◆ Aim of the exercise: Identify each line in the records below that contains the word "LaTeX", and copy it.

◆ Record list:
[start]

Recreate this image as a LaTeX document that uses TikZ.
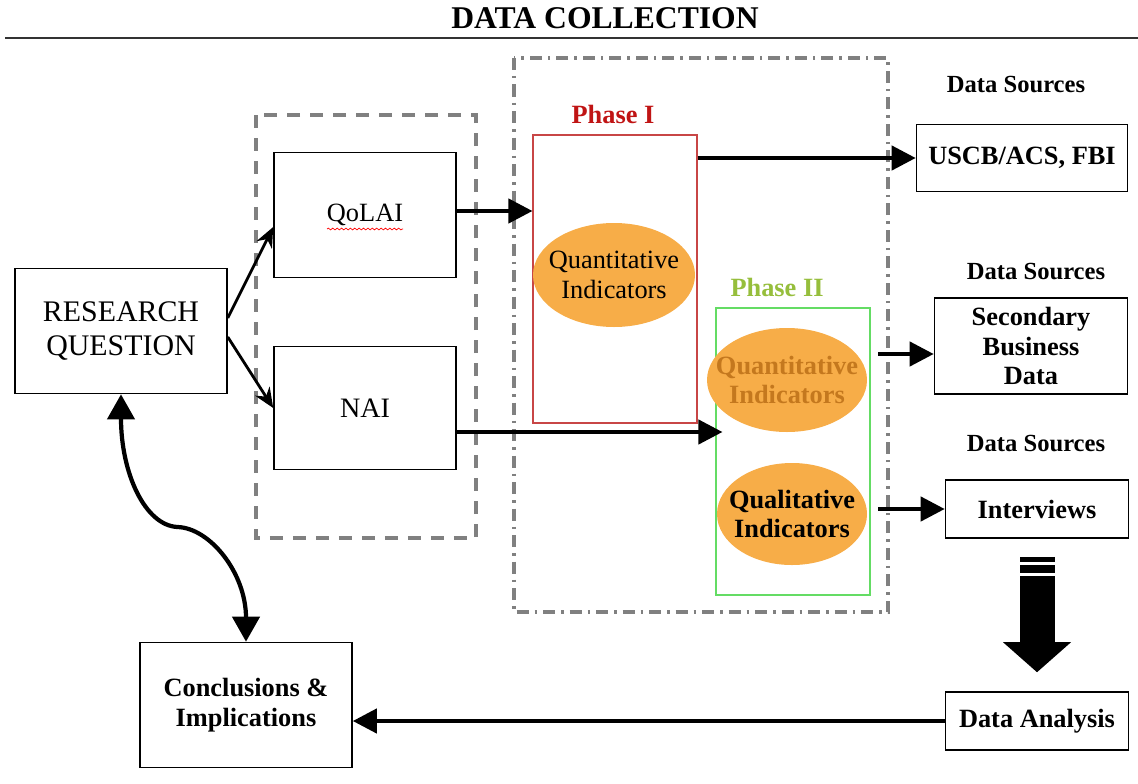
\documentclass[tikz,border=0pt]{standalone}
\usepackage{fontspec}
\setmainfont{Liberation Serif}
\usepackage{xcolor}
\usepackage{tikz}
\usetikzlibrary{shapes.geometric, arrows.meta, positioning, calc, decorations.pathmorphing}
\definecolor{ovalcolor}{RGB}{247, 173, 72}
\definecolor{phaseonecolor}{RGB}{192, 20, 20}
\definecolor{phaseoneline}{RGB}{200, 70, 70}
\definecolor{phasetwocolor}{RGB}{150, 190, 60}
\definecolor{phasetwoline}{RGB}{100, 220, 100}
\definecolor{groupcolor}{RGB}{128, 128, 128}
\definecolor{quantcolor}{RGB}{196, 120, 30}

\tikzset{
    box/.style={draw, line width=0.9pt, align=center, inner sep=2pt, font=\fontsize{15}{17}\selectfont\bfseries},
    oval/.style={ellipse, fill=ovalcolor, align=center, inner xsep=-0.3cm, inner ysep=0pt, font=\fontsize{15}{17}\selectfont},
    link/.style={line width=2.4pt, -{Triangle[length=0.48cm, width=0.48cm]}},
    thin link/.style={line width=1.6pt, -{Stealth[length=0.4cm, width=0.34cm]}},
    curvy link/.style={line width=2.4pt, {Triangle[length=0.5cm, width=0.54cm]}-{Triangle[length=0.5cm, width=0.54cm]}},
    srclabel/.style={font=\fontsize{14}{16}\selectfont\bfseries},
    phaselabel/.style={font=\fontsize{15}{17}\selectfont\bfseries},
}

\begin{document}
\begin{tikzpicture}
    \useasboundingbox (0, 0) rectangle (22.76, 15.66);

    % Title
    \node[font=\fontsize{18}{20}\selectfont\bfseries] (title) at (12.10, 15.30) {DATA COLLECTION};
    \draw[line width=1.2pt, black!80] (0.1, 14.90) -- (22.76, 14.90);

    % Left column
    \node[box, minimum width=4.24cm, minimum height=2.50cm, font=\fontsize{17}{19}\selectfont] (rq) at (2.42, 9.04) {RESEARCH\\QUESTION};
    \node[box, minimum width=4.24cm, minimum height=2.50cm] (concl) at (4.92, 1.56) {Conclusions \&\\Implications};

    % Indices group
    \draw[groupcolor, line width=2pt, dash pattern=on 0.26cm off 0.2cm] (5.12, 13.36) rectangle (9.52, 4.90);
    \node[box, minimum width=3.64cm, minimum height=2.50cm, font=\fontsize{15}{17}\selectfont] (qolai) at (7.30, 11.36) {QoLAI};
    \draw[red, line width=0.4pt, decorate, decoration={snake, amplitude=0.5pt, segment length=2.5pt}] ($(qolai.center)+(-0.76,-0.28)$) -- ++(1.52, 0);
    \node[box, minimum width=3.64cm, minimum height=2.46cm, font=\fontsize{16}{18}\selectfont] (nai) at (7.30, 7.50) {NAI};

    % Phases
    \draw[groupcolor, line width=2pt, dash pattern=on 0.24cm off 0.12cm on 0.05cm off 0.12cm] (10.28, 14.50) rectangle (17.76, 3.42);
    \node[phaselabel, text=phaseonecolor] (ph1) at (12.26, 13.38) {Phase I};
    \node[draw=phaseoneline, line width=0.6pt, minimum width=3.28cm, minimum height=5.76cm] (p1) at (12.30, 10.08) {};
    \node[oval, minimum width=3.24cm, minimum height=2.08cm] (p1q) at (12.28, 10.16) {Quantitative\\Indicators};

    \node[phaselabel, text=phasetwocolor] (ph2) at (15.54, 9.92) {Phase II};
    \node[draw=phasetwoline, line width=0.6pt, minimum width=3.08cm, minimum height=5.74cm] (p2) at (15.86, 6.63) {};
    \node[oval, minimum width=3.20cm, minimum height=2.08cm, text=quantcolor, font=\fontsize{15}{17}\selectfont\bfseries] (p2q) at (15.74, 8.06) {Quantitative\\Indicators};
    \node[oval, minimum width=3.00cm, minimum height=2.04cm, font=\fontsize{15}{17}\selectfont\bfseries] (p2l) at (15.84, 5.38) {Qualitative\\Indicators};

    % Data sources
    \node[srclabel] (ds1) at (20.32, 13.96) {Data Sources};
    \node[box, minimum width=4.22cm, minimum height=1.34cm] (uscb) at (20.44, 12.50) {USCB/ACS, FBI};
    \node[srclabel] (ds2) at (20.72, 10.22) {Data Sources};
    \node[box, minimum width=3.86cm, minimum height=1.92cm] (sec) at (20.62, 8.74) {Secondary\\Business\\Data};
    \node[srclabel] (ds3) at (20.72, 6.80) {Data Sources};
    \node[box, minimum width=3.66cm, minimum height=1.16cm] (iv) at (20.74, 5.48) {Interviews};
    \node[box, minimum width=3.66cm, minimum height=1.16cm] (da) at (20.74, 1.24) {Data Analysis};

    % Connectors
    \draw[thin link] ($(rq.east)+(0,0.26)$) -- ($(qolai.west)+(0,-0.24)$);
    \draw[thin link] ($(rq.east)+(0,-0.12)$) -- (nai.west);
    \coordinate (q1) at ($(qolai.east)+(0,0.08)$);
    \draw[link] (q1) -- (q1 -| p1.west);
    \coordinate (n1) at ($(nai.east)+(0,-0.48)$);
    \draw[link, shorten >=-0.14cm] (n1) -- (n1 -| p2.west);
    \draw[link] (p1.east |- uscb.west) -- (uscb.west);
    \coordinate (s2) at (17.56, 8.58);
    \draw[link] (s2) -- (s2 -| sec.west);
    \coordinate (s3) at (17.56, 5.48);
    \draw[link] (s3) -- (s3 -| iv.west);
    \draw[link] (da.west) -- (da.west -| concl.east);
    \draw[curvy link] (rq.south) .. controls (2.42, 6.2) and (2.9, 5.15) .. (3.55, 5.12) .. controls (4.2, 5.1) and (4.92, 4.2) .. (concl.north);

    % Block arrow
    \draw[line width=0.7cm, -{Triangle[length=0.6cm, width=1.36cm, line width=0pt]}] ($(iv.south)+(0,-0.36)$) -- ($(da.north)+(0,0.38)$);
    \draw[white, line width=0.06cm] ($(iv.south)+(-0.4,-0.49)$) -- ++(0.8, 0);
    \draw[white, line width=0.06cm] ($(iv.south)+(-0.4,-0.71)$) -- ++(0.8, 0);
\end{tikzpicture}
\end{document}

[end]
[start]

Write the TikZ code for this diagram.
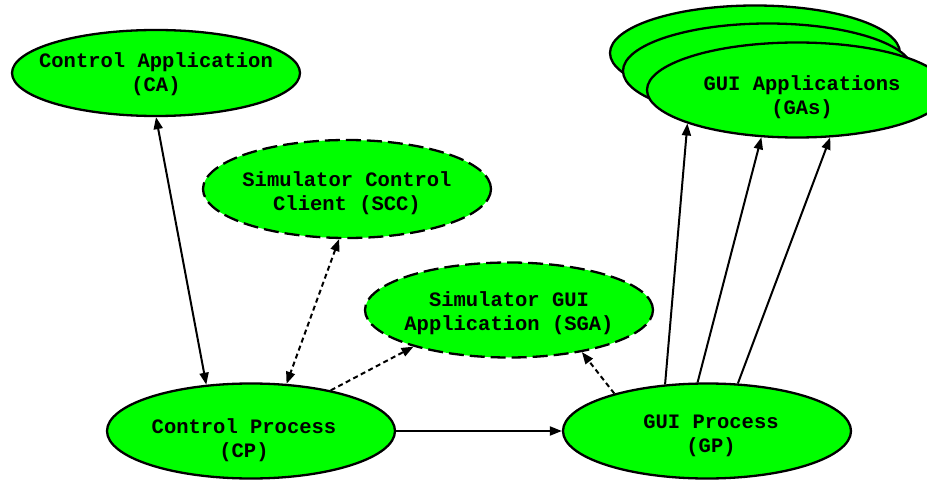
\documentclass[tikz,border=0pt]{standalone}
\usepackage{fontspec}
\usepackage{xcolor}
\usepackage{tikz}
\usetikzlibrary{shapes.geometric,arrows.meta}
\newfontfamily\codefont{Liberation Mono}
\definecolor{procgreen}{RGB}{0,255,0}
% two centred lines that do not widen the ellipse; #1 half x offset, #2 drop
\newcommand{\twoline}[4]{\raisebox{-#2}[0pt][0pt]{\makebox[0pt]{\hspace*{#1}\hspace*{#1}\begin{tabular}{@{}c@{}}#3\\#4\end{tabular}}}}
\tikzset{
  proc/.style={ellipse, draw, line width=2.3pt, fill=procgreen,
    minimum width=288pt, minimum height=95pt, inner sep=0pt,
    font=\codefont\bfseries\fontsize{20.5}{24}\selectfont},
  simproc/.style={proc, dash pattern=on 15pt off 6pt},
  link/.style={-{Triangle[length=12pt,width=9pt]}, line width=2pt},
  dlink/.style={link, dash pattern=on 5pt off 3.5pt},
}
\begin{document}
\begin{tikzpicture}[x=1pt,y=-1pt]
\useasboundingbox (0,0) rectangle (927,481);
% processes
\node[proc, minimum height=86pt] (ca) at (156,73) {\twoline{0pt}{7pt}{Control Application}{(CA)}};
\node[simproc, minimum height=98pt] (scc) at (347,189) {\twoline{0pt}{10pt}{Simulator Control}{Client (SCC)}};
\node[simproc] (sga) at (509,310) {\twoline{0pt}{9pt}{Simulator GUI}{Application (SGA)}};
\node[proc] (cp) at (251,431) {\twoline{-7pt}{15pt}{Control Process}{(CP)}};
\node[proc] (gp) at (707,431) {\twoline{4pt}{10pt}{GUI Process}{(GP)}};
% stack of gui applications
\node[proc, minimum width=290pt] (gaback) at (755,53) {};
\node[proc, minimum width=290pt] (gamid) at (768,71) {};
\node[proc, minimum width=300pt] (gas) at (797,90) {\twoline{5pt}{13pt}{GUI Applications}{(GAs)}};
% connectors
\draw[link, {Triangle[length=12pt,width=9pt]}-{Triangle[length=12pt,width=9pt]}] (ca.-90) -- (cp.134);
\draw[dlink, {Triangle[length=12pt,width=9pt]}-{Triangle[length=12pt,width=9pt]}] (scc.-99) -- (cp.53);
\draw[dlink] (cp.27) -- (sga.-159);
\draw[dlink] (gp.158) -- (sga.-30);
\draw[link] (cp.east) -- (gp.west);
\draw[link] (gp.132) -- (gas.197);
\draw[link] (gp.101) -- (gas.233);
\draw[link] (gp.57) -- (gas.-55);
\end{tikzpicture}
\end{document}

[end]
[start]

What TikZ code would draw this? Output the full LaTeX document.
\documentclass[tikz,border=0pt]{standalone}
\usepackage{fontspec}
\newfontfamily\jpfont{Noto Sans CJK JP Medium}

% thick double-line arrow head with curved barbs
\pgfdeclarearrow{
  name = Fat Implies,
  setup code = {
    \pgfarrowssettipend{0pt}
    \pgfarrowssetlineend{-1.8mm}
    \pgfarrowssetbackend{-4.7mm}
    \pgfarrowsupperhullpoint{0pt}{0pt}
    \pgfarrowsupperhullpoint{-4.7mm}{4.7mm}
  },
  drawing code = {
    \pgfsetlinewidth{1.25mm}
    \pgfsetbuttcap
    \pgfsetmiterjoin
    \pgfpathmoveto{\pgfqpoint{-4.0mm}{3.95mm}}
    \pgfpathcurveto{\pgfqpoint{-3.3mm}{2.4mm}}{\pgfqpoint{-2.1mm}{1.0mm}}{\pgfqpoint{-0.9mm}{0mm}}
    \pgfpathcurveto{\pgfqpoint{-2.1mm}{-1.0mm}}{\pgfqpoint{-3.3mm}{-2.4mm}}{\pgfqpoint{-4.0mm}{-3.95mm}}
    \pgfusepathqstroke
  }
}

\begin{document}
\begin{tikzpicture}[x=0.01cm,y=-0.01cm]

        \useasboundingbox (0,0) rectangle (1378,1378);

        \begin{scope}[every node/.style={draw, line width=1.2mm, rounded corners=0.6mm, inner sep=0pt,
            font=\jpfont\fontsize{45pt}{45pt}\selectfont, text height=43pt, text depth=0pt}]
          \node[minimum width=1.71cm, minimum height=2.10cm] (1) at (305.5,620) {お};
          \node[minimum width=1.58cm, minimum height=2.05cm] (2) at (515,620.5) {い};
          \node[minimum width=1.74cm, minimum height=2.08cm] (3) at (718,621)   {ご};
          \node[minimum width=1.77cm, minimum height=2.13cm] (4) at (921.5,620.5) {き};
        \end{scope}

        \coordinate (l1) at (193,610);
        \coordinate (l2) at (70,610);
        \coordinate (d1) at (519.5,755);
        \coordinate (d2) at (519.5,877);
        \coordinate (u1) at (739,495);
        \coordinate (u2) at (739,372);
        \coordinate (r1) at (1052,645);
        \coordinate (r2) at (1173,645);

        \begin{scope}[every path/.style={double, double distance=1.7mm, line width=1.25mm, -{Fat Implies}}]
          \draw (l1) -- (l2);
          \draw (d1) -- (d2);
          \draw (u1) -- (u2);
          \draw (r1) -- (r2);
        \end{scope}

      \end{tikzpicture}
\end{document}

[end]

◆ Output below:
Recreate this image as a LaTeX document that uses TikZ.
What TikZ code would draw this? Output the full LaTeX document.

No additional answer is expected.